Zero Waste is…
The Zero Waste International Alliance defines “zero Waste” as:
designing and managing products and processes to systematically avoid and eliminate the volume and toxicity of waste and materials, conserve and recover all resources, and not burn or bury them.
In short: a community that is “zero waste” send nothing - or as little as possible - to a landfill. It also means that nothing - or close to nothing - is released or emitted into the air or water. Zero waste communities work together to prevent the creation of discarded materials; to collect and recover any leftover materials that would otherwise be “waste”; and to reuse, repurpose, or truly recycle those leftover materials into resources that can continue to be reused.

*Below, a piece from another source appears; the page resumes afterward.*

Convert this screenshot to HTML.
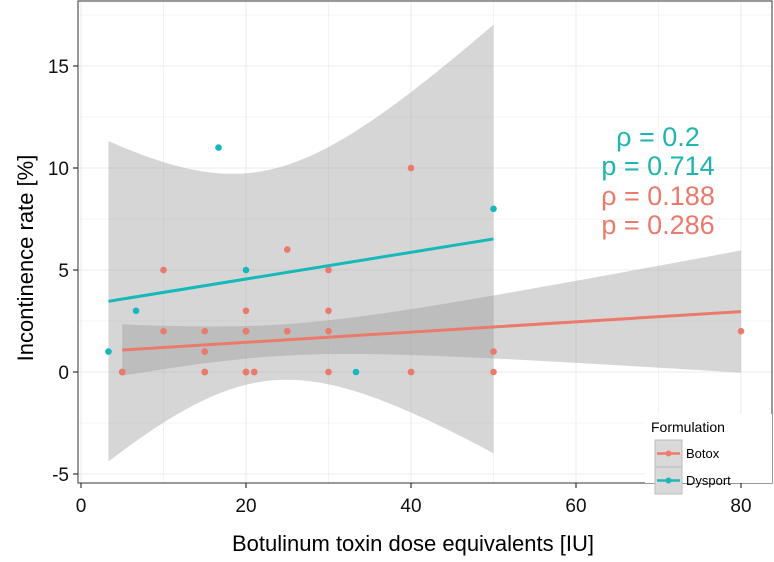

Cities, communities, and even individuals in Louisiana have an incredible power: to envision an alternative future for our state. Together, we can design systems and tools for our neighborhoods that prevent the need for waste, that protect our children’s health and our local environments, and that will save money in the short and long term.
Create new business opportunities: Citywide reusable cup or container systems
Reduce business expenses: Allow customers to bring their own cups and containers for refill of prepared food
Save taxpayer money spent on waste management: stop resources from getting dumped into landfills
Reduce healthcare costs: less pollution in landfills or lose in environment reduces air and water pollution that can be toxic
The creation and management of waste is often an environmental injustice throughout the life cycle of these materials - especially when it comes to single-use items, like paper and plastic packaging and food containers.
This injustice is a function of systemic racism and economic oppression. Nationally, waste management facilities (including landfills, recycling plants, and incinerators) are intentionally cited nearest communities of color, regardless of income level. In Louisiana, we feel this injustice most acutely: A significant percentage of the world’s plastic, petrochemicals, and refined oil is produced in this states, and these facilities are also most commonly cited near communities of color. Poor families are further hurt by this system, as these facilities are both very near their houses and parks, and essential health services are more difficult to access for impoverished families.
By adopting reusable systems, we move closer to environmental equity across all neighborhoods, ensuring that health and safety is much better protected across all groups.
We all have dreams, and we are all creative in some way. We have the ability to paint a shared picture of what a city without waste in Louisiana can look like. We can dream up neighborhoods where resources are conserved, everyone’s needs are met, and people are healthy.
Adopting a zero waste system requires Louisiana communities to come together and vision an alternative system to the one forced on us by corporate priorities. By turning this shared dream into a reality, we empower ourselves and show respect to each other - and we get to be messy, creative, and fun while doing it!